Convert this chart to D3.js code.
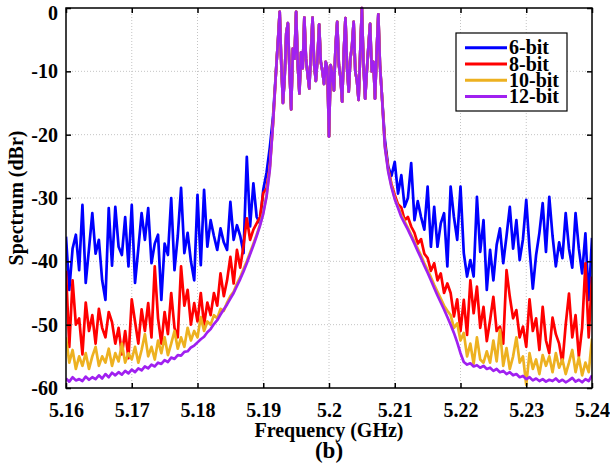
<!DOCTYPE html>
<html><head><meta charset="utf-8">
<script src="https://cdn.jsdelivr.net/npm/d3@7"></script>
<style>body{margin:0;background:#fff}svg{display:block}</style>
</head><body><svg id="c" width="610" height="465"></svg>
<script>
// ---- data ----
// sampling grid of the spectra: left skirt, in-band, right skirt
const segStart = [5.16, 5.192, 5.2085];
const segStep  = [0.0005, 0.00025, 0.0005];
const xTicks = [5.16,5.17,5.18,5.19,5.2,5.21,5.22,5.23,5.24];
const xTickLabels = ["5.16","5.17","5.18","5.19","5.2","5.21","5.22","5.23","5.24"];
const yTicks = [0,-10,-20,-30,-40,-50,-60];
const yTickLabels = ["0","-10","-20","-30","-40","-50","-60"];
const seriesNames = ["6-bit","8-bit","10-bit","12-bit"];

// in-band part (5.192 - 5.208 GHz), common to all resolutions
const passband = [-9,-5,-0.6,-9,-15,-11,-4,-2.4,-10,-16,
-6.4,-8,-0.6,-9,-13.5,-7,-9.5,-1.5,-8,-10.5,
-12.7,-7,-1.5,-9,-11.5,-8,-2.6,-8.5,-10,-12,
-8.5,-9.5,-20.3,-9,-10.5,-13,-6,-2.2,-9,-11,
-14.8,-7,-1.6,-9.5,-13.2,-8,-6,-2.2,-10,-11.5,
-14.5,-7,0,-9,-14.3,-10,-6,-2.5,-10,-8.5,
-14.3,-7,-1,-9,-13];

const blueLeft = [-36.1,-44.5,-38,-35.8,-41.4,-31.1,-43.4,-38,-32.4,-38.8,
-36.6,-43,-46.1,-31.6,-40.7,-31.4,-37.7,-39,-33,-40.8,
-31.1,-43.4,-38,-32.4,-36.6,-31.6,-40.3,-37.2,-35.8,-46.1,
-37.2,-39,-30,-41.4,-36,-28.4,-38.7,-35.5,-40,-43,
-29.5,-40.6,-28.7,-37.7,-33.5,-36,-38.2,-34.8,-37,-38.2,
-30.6,-36.6,-34.3,-36,-38.7,-23.5,-34.5,-27.7,-33,-34,
-28.7,-26,-22,-17];
const blueRight = [-20.8,-25,-26.5,-24.3,-29.3,-26.4,-31.4,-30,-24.5,-33.5,
-30.5,-33,-35,-28.2,-37.7,-31.4,-37.7,-34,-32.4,-40.8,
-28.2,-33,-36.6,-28.2,-38.7,-42.4,-39.8,-42.4,-29.8,-38.5,
-33.5,-44.5,-38.2,-43,-37.4,-34.8,-40.3,-36,-31.4,-38,
-33.5,-39.8,-36.5,-30.3,-38,-44.3,-39,-35.5,-30.8,-38.5,
-29.8,-36,-40.8,-37,-39.5,-32.4,-38,-41,-32.4,-38,
-41.9,-35.6,-46.1,-36.3];

const redLeft = [-41.5,-53.5,-43,-50,-49,-54.7,-46.5,-51,-48.5,-53,
-47.5,-50.5,-52,-48,-49.6,-53,-50.5,-54.7,-51,-55.3,
-46,-49.5,-53,-47.6,-51,-46.6,-52,-40.8,-49,-53,
-48,-51.5,-45,-50.5,-52,-40.8,-47,-44.5,-50,-46.6,
-49.5,-45,-50,-46.5,-48.5,-45,-47,-41.9,-45.5,-43,
-39.3,-43.5,-38.2,-41,-37.5,-33.2,-36.6,-35,-34,-33,
-29.2,-28.5,-25,-18];
const redRight = [-21.5,-25.3,-27.8,-29.5,-31,-31.5,-33.5,-33,-34.5,-35.5,
-37.2,-36.5,-38.8,-39.5,-41.5,-40.3,-43,-41.9,-45,-43.5,
-45,-48.7,-46,-51,-46.1,-51.6,-43,-48.2,-44,-50.5,
-47.2,-52.6,-49.3,-45.6,-51,-50.3,-53,-41.4,-45.6,-49,
-47.7,-52,-50.3,-53.5,-46,-51,-49,-54,-47.2,-52.5,
-54.5,-48.9,-51.5,-53,-56.1,-50,-45.1,-52,-48.5,-55,
-50.5,-40.3,-52,-42.4];

const orangeLeft = [-52,-56,-54,-57,-55,-56.5,-54.5,-57,-55,-53.5,
-56.5,-55,-56,-53.8,-56.5,-54.5,-55.8,-53,-56,-54.5,
-55.5,-53.5,-56,-54,-51.5,-55,-53.5,-55.5,-52.5,-54.5,
-52,-54.8,-53,-51,-53.8,-52,-53.5,-50.5,-52.5,-51,
-52,-48.8,-51,-49.5,-50,-48.5,-49,-47.5,-47.8,-46.5,
-45.5,-44.8,-43.5,-42.5,-41.2,-40,-38.6,-37.2,-35.8,-34.2,
-32.3,-29.6,-25.3,-18];
const orangeRight = [-21.8,-25.6,-28.1,-30,-31.4,-32.7,-33.7,-34.7,-35.8,-36.9,
-38,-39.1,-40.3,-41.4,-42.5,-43.7,-44.8,-45.9,-47,-47.8,
-48.5,-50.5,-49.8,-52.5,-51.3,-55,-53,-56.2,-52,-55.5,
-56,-54.2,-56,-52.5,-55.8,-50.8,-56.5,-53.7,-57,-55,
-52,-56,-55,-59.5,-54.5,-57,-55.5,-57.8,-54.8,-56.5,
-55,-57.5,-54.5,-56.8,-55.5,-57.8,-56,-54,-57.5,-55.2,
-58,-56,-57.5,-52.2];

const purpleLeft = [-58.5,-59,-58.3,-58.8,-58.6,-58.9,-58.2,-58.7,-58.3,-58.6,
-58,-58.5,-57.8,-58.3,-57.6,-58,-57.5,-57.9,-57.3,-57.7,
-57.1,-57.5,-56.9,-57.2,-56.6,-56.9,-56.3,-56.6,-56,-56.2,
-55.6,-55.9,-55.2,-55.4,-54.8,-54.9,-54.3,-54.2,-53.6,-53.3,
-52.8,-52.3,-51.9,-51.2,-50.7,-49.9,-49.3,-48.4,-47.6,-46.8,
-45.9,-45,-43.9,-42.8,-41.6,-40.3,-38.9,-37.5,-36,-34.4,
-32.5,-29.8,-25.5,-18];
const purpleRight = [-22,-25.8,-28.3,-30.2,-31.6,-33,-34,-35,-36.1,-37.2,
-38.4,-39.5,-40.7,-41.8,-43,-44.2,-45.4,-46.5,-47.6,-48.8,
-50,-51.3,-52.8,-54.5,-55.9,-56.3,-56.1,-56.6,-56.4,-56.8,
-56.5,-57,-56.8,-57.3,-57,-57.5,-57.3,-57.8,-57.5,-58,
-57.8,-58.3,-58.1,-58.6,-58.3,-58.8,-58.5,-58.9,-58.6,-59,
-58.7,-58.9,-58.5,-59,-58.7,-59.1,-58.8,-58.4,-59,-58.7,
-59.1,-58.6,-58.9,-58];

function onGrid(seg, vals){ return vals.map((v,i)=>[segStart[seg] + i*segStep[seg], v]); }
function spectrum(left, band, right){ return onGrid(0,left).concat(onGrid(1,band), onGrid(2,right)); }
const allSeries = [
  spectrum(blueLeft, passband, blueRight),
  spectrum(redLeft, passband, redRight),
  spectrum(orangeLeft, passband, orangeRight),
  spectrum(purpleLeft, passband, purpleRight)
];

// ---- styles ----
const colors = ["#0000ff","#ff0000","#edb120","#a020f0"];
const font = "'Liberation Serif','Times New Roman',serif";

const svg = d3.select("#c");
const L = 66, R = 592, T = 8, B = 388;
const x = d3.scaleLinear().domain([5.16,5.24]).range([L,R]);
const y = d3.scaleLinear().domain([-60,0]).range([B,T]);

svg.append("rect").attr("width",610).attr("height",465).attr("fill","#fff");

// grid
const g = svg.append("g");
g.selectAll(".gx").data(xTicks.slice(1,-1)).join("line")
  .attr("x1",d=>x(d)).attr("x2",d=>x(d)).attr("y1",T).attr("y2",B)
  .attr("stroke","#c4c4c4").attr("stroke-width",1).attr("stroke-dasharray","1,2");
g.selectAll(".gy").data(yTicks.slice(1,-1)).join("line")
  .attr("x1",L).attr("x2",R).attr("y1",d=>y(d)).attr("y2",d=>y(d))
  .attr("stroke","#c4c4c4").attr("stroke-width",1).attr("stroke-dasharray","1,2");

// clip
svg.append("clipPath").attr("id","clip").append("rect")
  .attr("x",L).attr("y",T-2).attr("width",R-L).attr("height",B-T+2);

const line = d3.line().x(d=>x(d[0])).y(d=>y(d[1]));
const lg = svg.append("g").attr("clip-path","url(#clip)");
allSeries.forEach((s,k)=>{
  lg.append("path").datum(s).attr("d",line).attr("fill","none")
    .attr("stroke",colors[k]).attr("stroke-width",2.7).attr("stroke-linejoin","round");
});

// axes (ticks inward on all four sides)
function styleAxis(sel){ sel.select(".domain").remove(); sel.selectAll(".tick line").attr("stroke","#000").attr("stroke-width",1.5); }
const axB = svg.append("g").attr("transform",`translate(0,${B})`)
  .call(d3.axisBottom(x).tickValues(xTicks).tickFormat((d,i)=>xTickLabels[i]).tickSizeInner(-5).tickSizeOuter(0).tickPadding(15));
styleAxis(axB);
axB.selectAll("text").attr("font-family",font).attr("font-weight","bold").attr("font-size",20).attr("fill","#000");
const axT = svg.append("g").attr("transform",`translate(0,${T})`)
  .call(d3.axisTop(x).tickValues(xTicks).tickFormat("").tickSizeInner(-5).tickSizeOuter(0));
styleAxis(axT);
const axL = svg.append("g").attr("transform",`translate(${L},0)`)
  .call(d3.axisLeft(y).tickValues(yTicks).tickFormat((d,i)=>yTickLabels[i]).tickSizeInner(-5).tickSizeOuter(0).tickPadding(8));
styleAxis(axL);
axL.selectAll("text").attr("font-family",font).attr("font-weight","bold").attr("font-size",20).attr("fill","#000");
// keep the top "0" label inside the picture
axL.selectAll(".tick").filter(d=>d===0).select("text").attr("dy","0.55em");
const axR = svg.append("g").attr("transform",`translate(${R},0)`)
  .call(d3.axisRight(y).tickValues(yTicks).tickFormat("").tickSizeInner(-5).tickSizeOuter(0));
styleAxis(axR);

// frame
svg.append("rect").attr("x",L).attr("y",T).attr("width",R-L).attr("height",B-T)
  .attr("fill","none").attr("stroke","#000").attr("stroke-width",1.5);

// labels
svg.append("text").attr("x",(L+R)/2).attr("y",437).attr("text-anchor","middle")
  .attr("font-family",font).attr("font-weight","bold").attr("font-size",20).text("Frequency (GHz)");
svg.append("text").attr("x",(L+R)/2).attr("y",458).attr("text-anchor","middle")
  .attr("font-family",font).attr("font-weight","bold").attr("font-size",23).text("(b)");
svg.append("text").attr("transform",`translate(23,${(T+B)/2}) rotate(-90)`).attr("text-anchor","middle")
  .attr("font-family",font).attr("font-weight","bold").attr("font-size",20).text("Spectrum (dBr)");

// legend
const leg = svg.append("g");
leg.append("rect").attr("x",456).attr("y",33).attr("width",111).attr("height",78)
  .attr("fill","#fff").attr("stroke","#000").attr("stroke-width",1.2);
seriesNames.forEach((n,k)=>{
  const yy = 47.7 + k*16.3;
  leg.append("line").attr("x1",465).attr("x2",507).attr("y1",yy).attr("y2",yy)
    .attr("stroke",colors[k]).attr("stroke-width",3);
  leg.append("text").attr("x",509).attr("y",yy+6.5).attr("font-family",font)
    .attr("font-weight","bold").attr("font-size",20).text(n);
});
</script></body></html>
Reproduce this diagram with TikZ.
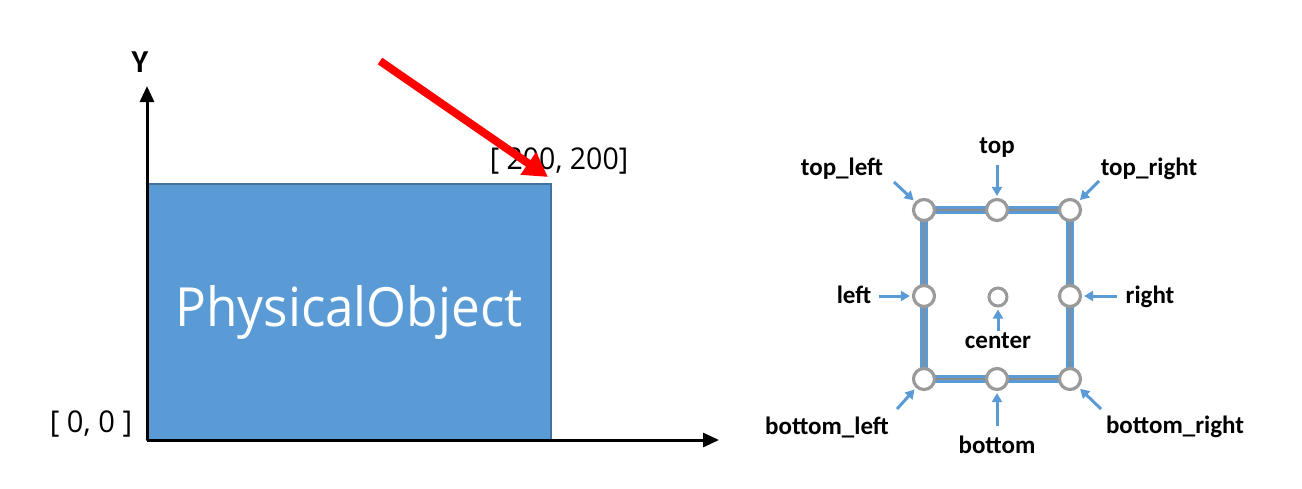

::::::::

EXERCISE REQUIREMENTS
Return only the lines from the start of the data through the line that contains "-14.3,-7,-1,-9,-13];", please, copying them exactly and omitting all pictures.

FULL RESPONSE
Convert this chart to D3.js code.
<!DOCTYPE html>
<html><head><meta charset="utf-8">
<script src="https://cdn.jsdelivr.net/npm/d3@7"></script>
<style>body{margin:0;background:#fff}svg{display:block}</style>
</head><body><svg id="c" width="610" height="465"></svg>
<script>
// ---- data ----
// sampling grid of the spectra: left skirt, in-band, right skirt
const segStart = [5.16, 5.192, 5.2085];
const segStep  = [0.0005, 0.00025, 0.0005];
const xTicks = [5.16,5.17,5.18,5.19,5.2,5.21,5.22,5.23,5.24];
const xTickLabels = ["5.16","5.17","5.18","5.19","5.2","5.21","5.22","5.23","5.24"];
const yTicks = [0,-10,-20,-30,-40,-50,-60];
const yTickLabels = ["0","-10","-20","-30","-40","-50","-60"];
const seriesNames = ["6-bit","8-bit","10-bit","12-bit"];

// in-band part (5.192 - 5.208 GHz), common to all resolutions
const passband = [-9,-5,-0.6,-9,-15,-11,-4,-2.4,-10,-16,
-6.4,-8,-0.6,-9,-13.5,-7,-9.5,-1.5,-8,-10.5,
-12.7,-7,-1.5,-9,-11.5,-8,-2.6,-8.5,-10,-12,
-8.5,-9.5,-20.3,-9,-10.5,-13,-6,-2.2,-9,-11,
-14.8,-7,-1.6,-9.5,-13.2,-8,-6,-2.2,-10,-11.5,
-14.5,-7,0,-9,-14.3,-10,-6,-2.5,-10,-8.5,
-14.3,-7,-1,-9,-13];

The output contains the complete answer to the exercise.